In 2021, the White House brought forth a slide show it called “The Life Of Linda.” It was a sequel to Barack Obama’s 2012 “Life of Julia,” which told the story of a female across the course of her life, from age three to retirement; Julia lived her entire life unmarried, had a child out of wedlock, and was supported by the government. So, too, was Linda.

Linda is a “working mother” who makes a grand total of $40,000 per year; like Julia, there’s no husband in the picture. She relies on the child tax credit to get by and government daycare to take care of her son while she’s busy at work. She lives happily ever after by receiving home and hearing care in her old age thanks to Medicare expansions.

This isn’t the picture of a particularly wonderful-sounding life. And yet this is the promise made to single women by the Democratic Party. 

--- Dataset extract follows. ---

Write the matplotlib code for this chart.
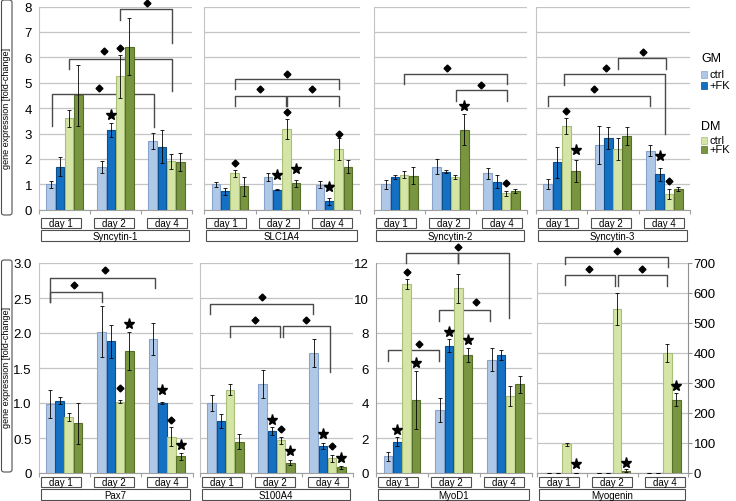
# gene expression bar panels (fold-change), GM / DM with and without FK
import matplotlib.pyplot as plt
from matplotlib.patches import Rectangle, FancyBboxPatch
import numpy as np

plt.rcParams['font.family'] = ['Liberation Sans', 'DejaVu Sans']

days = ['day 1', 'day 2', 'day 4']
series = ['GM ctrl', 'GM +FK', 'DM ctrl', 'DM +FK']

# rows = day 1 / day 2 / day 4, columns = GM ctrl, GM +FK, DM ctrl, DM +FK
syncytin1 = [[1.0, 1.7, 3.6, 4.5], [1.68, 3.15, 5.25, 6.42], [2.7, 2.47, 1.9, 1.88]]
syncytin1_err = [[0.13, 0.37, 0.33, 1.2], [0.24, 0.27, 0.84, 1.12], [0.32, 0.65, 0.28, 0.37]]
slc1a4 = [[1.0, 0.72, 1.44, 0.92], [1.3, 0.79, 3.19, 1.04], [0.98, 0.33, 2.39, 1.7]]
slc1a4_err = [[0.1, 0.13, 0.14, 0.37], [0.16, 0.03, 0.4, 0.13], [0.14, 0.14, 0.42, 0.25]]
syncytin2 = [[1.0, 1.28, 1.38, 1.34], [1.69, 1.5, 1.3, 3.15], [1.43, 1.11, 0.64, 0.75]]
syncytin2_err = [[0.18, 0.07, 0.15, 0.33], [0.3, 0.05, 0.08, 0.62], [0.22, 0.25, 0.1, 0.08]]
syncytin3 = [[1.0, 1.86, 3.3, 1.53], [2.54, 2.82, 2.39, 2.89], [2.32, 1.4, 0.62, 0.81]]
syncytin3_err = [[0.2, 0.6, 0.3, 0.43], [0.74, 0.43, 0.44, 0.36], [0.22, 0.26, 0.18, 0.09]]
pax7 = [[0.99, 1.03, 0.8, 0.71], [2.02, 1.88, 1.02, 1.74], [1.91, 1.0, 0.52, 0.24]]
pax7_err = [[0.2, 0.05, 0.06, 0.29], [0.36, 0.23, 0.02, 0.27], [0.23, 0.02, 0.14, 0.05]]
s100a4 = [[1.0, 0.75, 1.19, 0.45], [1.27, 0.6, 0.47, 0.15], [1.72, 0.39, 0.21, 0.08]]
s100a4_err = [[0.11, 0.1, 0.08, 0.11], [0.2, 0.06, 0.05, 0.03], [0.2, 0.04, 0.05, 0.02]]
myod1 = [[0.95, 1.78, 10.8, 4.17], [3.6, 7.28, 10.57, 6.74], [6.48, 6.74, 4.38, 5.08]]
myod1_err = [[0.25, 0.25, 0.3, 1.65], [0.7, 0.35, 0.83, 0.38], [0.67, 0.3, 0.57, 0.48]]
myogenin = [[0, 0, 96, 1], [0, 0, 547, 8], [0, 0, 401, 244]]
myogenin_err = [[0, 0, 5, 0], [0, 0, 53, 5], [0, 0, 30, 22]]

# significance marks: (day, series, height, 'D' diamond / '*' star)
syncytin1_marks = [(1, 1, 3.72, '*'), (1, 2, 6.35, 'D')]
slc1a4_marks = [(0, 2, 1.84, 'D'), (1, 1, 1.37, '*'), (1, 2, 3.86, 'D'), (1, 3, 1.6, '*'),
                (2, 1, 0.9, '*'), (2, 2, 3.0, 'D')]
syncytin2_marks = [(1, 3, 4.07, '*'), (2, 2, 1.05, 'D')]
syncytin3_marks = [(0, 2, 3.9, 'D'), (0, 3, 2.36, '*'), (2, 1, 2.1, '*'), (2, 2, 1.14, 'D')]
pax7_marks = [(1, 2, 1.21, 'D'), (1, 3, 2.13, '*'), (2, 1, 1.19, '*'), (2, 2, 0.76, 'D'),
              (2, 3, 0.4, '*')]
s100a4_marks = [(1, 1, 0.76, '*'), (1, 2, 0.63, 'D'), (1, 3, 0.31, '*'), (2, 1, 0.56, '*'),
                (2, 2, 0.39, 'D'), (2, 3, 0.21, '*')]
myod1_marks = [(0, 1, 2.44, '*'), (0, 2, 11.46, 'D'), (0, 3, 6.3, '*'), (1, 1, 8.04, '*'),
               (1, 3, 7.6, '*')]
myogenin_marks = [(0, 3, 30, '*'), (1, 3, 33, '*'), (2, 3, 290, '*')]

# brackets: (x left, x right, top, left end, right end, diamond x, diamond y), x in day units 0..3
syncytin1_br = [(0.25, 2.25, 4.55, 3.28, 3.27, 1.17, 4.81),
                (0.58, 2.61, 5.95, 5.53, 4.68, 1.28, 6.23),
                (1.59, 2.61, 7.9, 7.47, 6.58, 2.12, 8.13)]
slc1a4_br = [(0.6, 2.59, 5.14, 4.75, 4.75, 1.6, 5.36),
             (0.6, 1.57, 4.49, 4.07, 4.07, 1.08, 4.75),
             (1.6, 2.59, 4.49, 4.07, 4.07, 2.07, 4.75)]
syncytin2_br = [(0.59, 2.6, 5.34, 4.95, 4.95, 1.44, 5.56),
                (1.6, 2.6, 4.71, 4.29, 4.29, 2.09, 4.92)]
syncytin3_br = [(0.23, 2.23, 4.49, 4.07, 4.07, 1.13, 4.75),
                (0.54, 2.52, 5.34, 4.9, 3.0, 1.37, 5.56),
                (1.59, 2.53, 5.97, 5.53, 5.55, 2.08, 6.22)]
pax7_br = [(0.23, 1.23, 2.59, 2.45, 2.45, 0.69, 2.69),
           (0.23, 2.26, 2.78, 2.45, 2.64, 1.29, 2.9)]
s100a4_br = [(0.2, 2.21, 2.41, 2.27, 2.27, 1.22, 2.52),
             (0.59, 1.57, 2.1, 1.95, 1.95, 1.07, 2.18),
             (1.62, 2.55, 2.1, 1.95, 1.45, 2.08, 2.18)]
myod1_br = [(0.58, 2.57, 12.6, 12.0, 8.84, 1.58, 12.9),
            (1.58, 1.58, 12.6, 11.98, 11.98, None, None),
            (0.23, 1.21, 7.05, 6.38, 6.4, 0.83, 7.38),
            (1.21, 2.2, 9.33, 8.7, 8.7, 1.92, 9.79)]
myogenin_br = [(0.56, 2.6, 720, 698, 687, 1.59, 741),
               (0.56, 1.54, 661, 628, 625, 1.04, 680),
               (1.6, 2.59, 661, 625, 625, 2.08, 680)]

face = ['#b0c8e8', '#1470c2', '#d4e5a6', '#78953f']
edge = ['#88a4cc', '#0c4f8e', '#a9bf78', '#56702c']
offs = np.array([-0.27, -0.09, 0.09, 0.27])

W, H = 736, 502
fig = plt.figure(figsize=(W / 100, H / 100), dpi=100)


def rect(l, t, r, b):
    return [l / W, 1 - b / H, (r - l) / W, (b - t) / H]


def panel(box, vals, errs, marks, brackets, ymax, step, labels=None, right=False):
    ax = fig.add_axes(rect(*box))
    vals = np.array(vals, dtype=float)
    errs = np.array(errs, dtype=float)
    x0 = np.arange(3) + 0.5
    for j in range(4):
        ax.bar(x0 + offs[j], vals[:, j], width=0.17, color=face[j], edgecolor=edge[j],
               linewidth=0.8, zorder=3)
        ax.errorbar(x0 + offs[j], vals[:, j], yerr=errs[:, j], fmt='none', ecolor='black',
                    elinewidth=0.6, capsize=1.5, capthick=0.6, zorder=4)
    for d, s, y, m in marks:
        ax.plot(x0[d] + offs[s], y, marker=m, color='black', ms=3.5 if m == 'D' else 8,
                zorder=5, clip_on=False)
    for xl, xr, yt, yl, yr, dx, dy in brackets:
        ax.plot([xl, xl, xr, xr], [yl, yt, yt, yr], color='#4a4a4a', lw=1.0, zorder=2,
                clip_on=False)
        if dx is not None:
            ax.plot(dx, dy, marker='D', color='black', ms=3.5, zorder=5, clip_on=False)
    ax.set_xlim(0, 3)
    ax.set_ylim(0, ymax)
    ax.set_yticks(np.arange(0, ymax + step / 2, step))
    ax.grid(axis='y', color='#c4c4c4', lw=0.9, zorder=0)
    ax.set_axisbelow(True)
    ax.set_xticks([0, 1, 2, 3])
    ax.set_xticklabels([])
    ax.tick_params(axis='x', length=3, color='#a0a0a0')
    for s in ['top', 'right']:
        ax.spines[s].set_visible(False)
    ax.spines['bottom'].set_color('#a0a0a0')
    ax.spines['left'].set_color('#c4c4c4')
    if right:
        ax.spines['right'].set_visible(True)
        ax.spines['right'].set_color('#909090')
        ax.yaxis.tick_right()
        ax.tick_params(axis='y', length=3, pad=1, color='#909090', labelsize=9.5)
    else:
        ax.tick_params(axis='y', length=0, pad=5, labelsize=9.5)
    if labels is None:
        ax.set_yticklabels([])
    else:
        ax.set_yticklabels(labels)
    return ax


def boxes(l, r, top, name):
    for i, d in enumerate(days):
        c = l + 22 + 53 * i
        fig.add_artist(Rectangle(((c - 20) / W, 1 - (top + 10) / H), 40 / W, 10 / H,
                                 transform=fig.transFigure, fill=False, ec='#505050', lw=0.8))
        fig.text(c / W, 1 - (top + 5) / H, d, ha='center', va='center', fontsize=7)
    fig.add_artist(Rectangle(((l + 2) / W, 1 - (top + 23) / H), (r - l - 5) / W, 11 / H,
                             transform=fig.transFigure, fill=False, ec='#505050', lw=0.8))
    fig.text((l + (r - l - 1) / 2) / W, 1 - (top + 17.5) / H, name, ha='center', va='center',
             fontsize=7)


top_labels = [str(v) for v in range(0, 9)]
panel((39, 7.5, 192, 210.7), syncytin1, syncytin1_err, syncytin1_marks, syncytin1_br, 8, 1,
      top_labels)
panel((204, 7.5, 360, 210.7), slc1a4, slc1a4_err, slc1a4_marks, slc1a4_br, 8, 1)
panel((374, 7.5, 527, 210.7), syncytin2, syncytin2_err, syncytin2_marks, syncytin2_br, 8, 1)
panel((536, 7.5, 690, 210.7), syncytin3, syncytin3_err, syncytin3_marks, syncytin3_br, 8, 1)

pax_labels = ['0', '0.5', '1.0', '1.5', '2.0', '2.5', '3.0']
panel((38.5, 264, 192.5, 474), pax7, pax7_err, pax7_marks, pax7_br, 3.0, 0.5, pax_labels)
panel((200, 264, 353, 474), s100a4, s100a4_err, s100a4_marks, s100a4_br, 3.0, 0.5)
ax_m = panel((376, 264, 531.5, 474), myod1, myod1_err, myod1_marks, myod1_br, 12, 2,
             [str(v) for v in range(0, 13, 2)])
ax_m.spines['left'].set_color('#a0a0a0')
panel((537, 264, 688, 474), myogenin, myogenin_err, myogenin_marks, myogenin_br, 700, 100,
      [str(v) for v in range(0, 701, 100)], right=True)

for l, r, name in [(39, 192, 'Syncytin-1'), (204, 360, 'SLC1A4'), (374, 527, 'Syncytin-2'),
                   (536, 690, 'Syncytin-3')]:
    boxes(l, r, 219.3, name)
for l, r, name in [(38.5, 192.5, 'Pax7'), (200, 353, 'S100A4'), (376, 531.5, 'MyoD1'),
                   (537, 688, 'Myogenin')]:
    boxes(l, r, 478.3, name)

# y axis titles in boxes
for t, b in [(1, 216), (261, 473)]:
    fig.add_artist(FancyBboxPatch((1.5 / W, 1 - b / H), 10.5 / W, (b - t) / H,
                                  boxstyle='round,pad=0,rounding_size=0.004',
                                  transform=fig.transFigure, fill=False, ec='#505050', lw=0.8))
    fig.text(6.8 / W, 1 - (t + b) / 2 / H, 'gene expression [fold-change]', rotation=90,
             ha='center', va='center', fontsize=6.5)

# legend
leg = [('GM', 59, None), ('ctrl', 75, 0), ('+FK', 86, 1),
       ('DM', 127, None), ('ctrl', 141, 2), ('+FK', 150.5, 3)]
for txt, y, j in leg:
    if j is None:
        fig.text(701 / W, 1 - y / H, txt, ha='left', va='center', fontsize=9)
    else:
        fig.add_artist(Rectangle((701 / W, 1 - (y + 3.5) / H), 6 / W, 7 / H,
                                 transform=fig.transFigure, fc=face[j], ec=edge[j], lw=0.5))
        fig.text(709 / W, 1 - y / H, txt, ha='left', va='center', fontsize=8)

fig.savefig('out.png', dpi=100)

That promise only sounds good in the absence of a cultural alternative: the alternative of a warm home, with husband and children, embedded in community, surrounded by social support of neighbors and friends. All of that is absent from a society in which marriage and family have been eviscerated in the name of a centralized bureaucracy designed to alleviate the burdens of life – but which removes the meaning of life in the process.

Democrats may win future elections with the votes of all the single ladies. But America won’t have much of a future if marriage isn’t revitalized as a moving force in the lives of tens of millions of Americans, male and female. And that means a rethinking of the entire framework of individual and family in the modern world — a return to the notion that duty, not subjective emotional state, stands at the center of individual and societal flourishing.